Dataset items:
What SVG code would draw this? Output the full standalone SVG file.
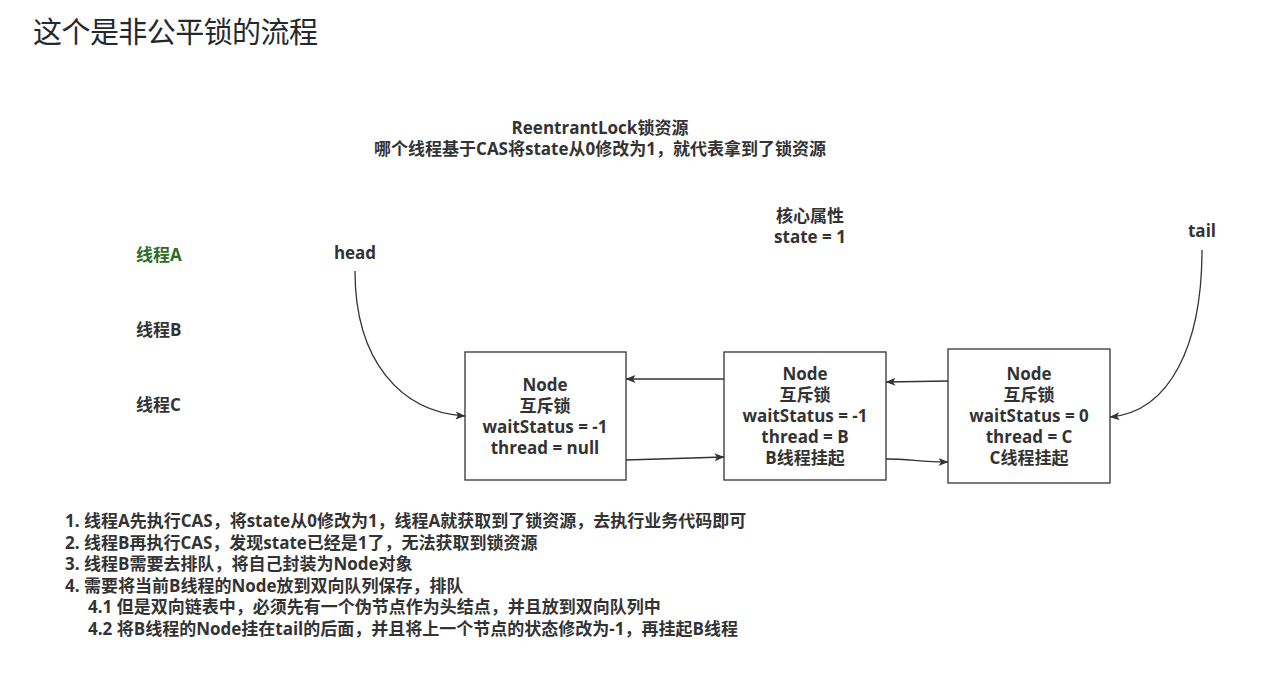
<svg xmlns="http://www.w3.org/2000/svg" width="1270" height="674" viewBox="0 0 1270 674">
<style>
text{font-family:"Open Sans","Noto Sans CJK SC",sans-serif;}
.t{font-family:"Noto Sans CJK SC",sans-serif;}
.b{font-weight:bold;font-size:17px;fill:#333333;}
.c{text-anchor:middle;}
.l{font-weight:bold;font-size:17px;fill:#333333;}
.g{fill:#2e6b25;}
.box{fill:#ffffff;stroke:#333333;stroke-width:1.3;}
.e{fill:none;stroke:#333333;stroke-width:1.3;marker-end:url(#ah);}
</style>
<defs>
<marker id="ah" viewBox="0 0 10 8" refX="9.5" refY="4" markerWidth="10" markerHeight="8" markerUnits="userSpaceOnUse" orient="auto">
<path d="M0,0 L10,4 L0,8 L2.5,4 z" fill="#333333"/>
</marker>
</defs>
<rect width="1270" height="674" fill="#ffffff"/>
<text class="t" x="33" y="43" font-size="29" fill="#24292e" textLength="285" lengthAdjust="spacing">这个是非公平锁的流程</text>
<g id="header">
<text class="b c" x="600" y="134">ReentrantLock锁资源</text>
<text class="b c" x="600" y="155">哪个线程基于CAS将state从0修改为1，就代表拿到了锁资源</text>
</g>
<g id="core">
<text class="b c" x="810" y="222">核心属性</text>
<text class="b c" x="810" y="243">state = 1</text>
</g>
<g id="threadA"><text class="b g" x="136" y="261">线程A</text></g>
<g id="threadB"><text class="b" x="136" y="336">线程B</text></g>
<g id="threadC"><text class="b" x="136" y="411">线程C</text></g>
<g id="head"><text class="b c" x="355" y="259">head</text></g>
<g id="tail"><text class="b c" x="1202" y="237">tail</text></g>
<g id="node1">
<rect class="box" x="465" y="352" width="161" height="128"/>
<text class="b c" x="545" y="391">Node</text>
<text class="b c" x="545" y="412">互斥锁</text>
<text class="b c" x="545" y="433">waitStatus = -1</text>
<text class="b c" x="545" y="454">thread = null</text>
</g>
<g id="node2">
<rect class="box" x="724" y="352" width="162" height="128"/>
<text class="b c" x="805" y="380">Node</text>
<text class="b c" x="805" y="401">互斥锁</text>
<text class="b c" x="805" y="422">waitStatus = -1</text>
<text class="b c" x="805" y="443">thread = B</text>
<text class="b c" x="805" y="464">B线程挂起</text>
</g>
<g id="node3">
<rect class="box" x="948" y="349" width="162" height="134"/>
<text class="b c" x="1029" y="380">Node</text>
<text class="b c" x="1029" y="401">互斥锁</text>
<text class="b c" x="1029" y="422">waitStatus = 0</text>
<text class="b c" x="1029" y="443">thread = C</text>
<text class="b c" x="1029" y="464">C线程挂起</text>
</g>
<g id="connectors">
<path class="e" d="M355,271 C355,360 400,412 465,416"/>
<path class="e" d="M1202,250 C1202,345 1170,412 1110,417"/>
<path class="e" d="M724,379 L626,379"/>
<path class="e" d="M626,460 L724,457"/>
<path class="e" d="M948,381 L886,382"/>
<path class="e" d="M886,459 C910,459 920,462 948,462"/>
</g>
<g id="notes">
<text class="l" x="65" y="527">1. 线程A先执行CAS，将state从0修改为1，线程A就获取到了锁资源，去执行业务代码即可</text>
<text class="l" x="65" y="549">2. 线程B再执行CAS，发现state已经是1了，无法获取到锁资源</text>
<text class="l" x="65" y="570">3. 线程B需要去排队，将自己封装为Node对象</text>
<text class="l" x="65" y="592">4. 需要将当前B线程的Node放到双向队列保存，排队</text>
<text class="l" x="88" y="613">4.1 但是双向链表中，必须先有一个伪节点作为头结点，并且放到双向队列中</text>
<text class="l" x="88" y="635">4.2 将B线程的Node挂在tail的后面，并且将上一个节点的状态修改为-1，再挂起B线程</text>
</g>
</svg>
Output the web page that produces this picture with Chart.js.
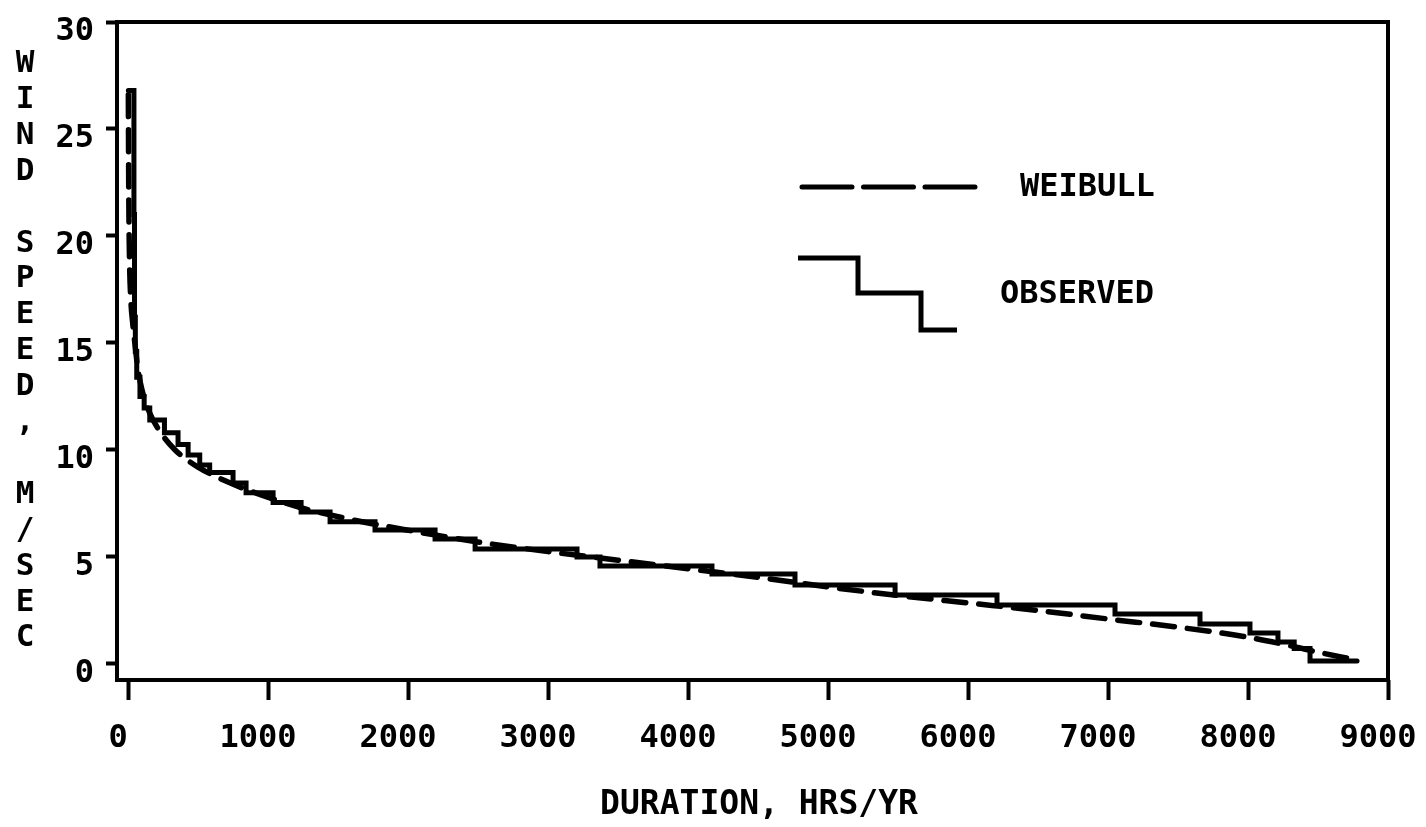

EXERCISE AIM
Where a line holds "Output", copy that line.

EXERCISE ANSWER
What SVG code would draw this? Output the full standalone SVG file.
Output the web page that produces this picture with Chart.js.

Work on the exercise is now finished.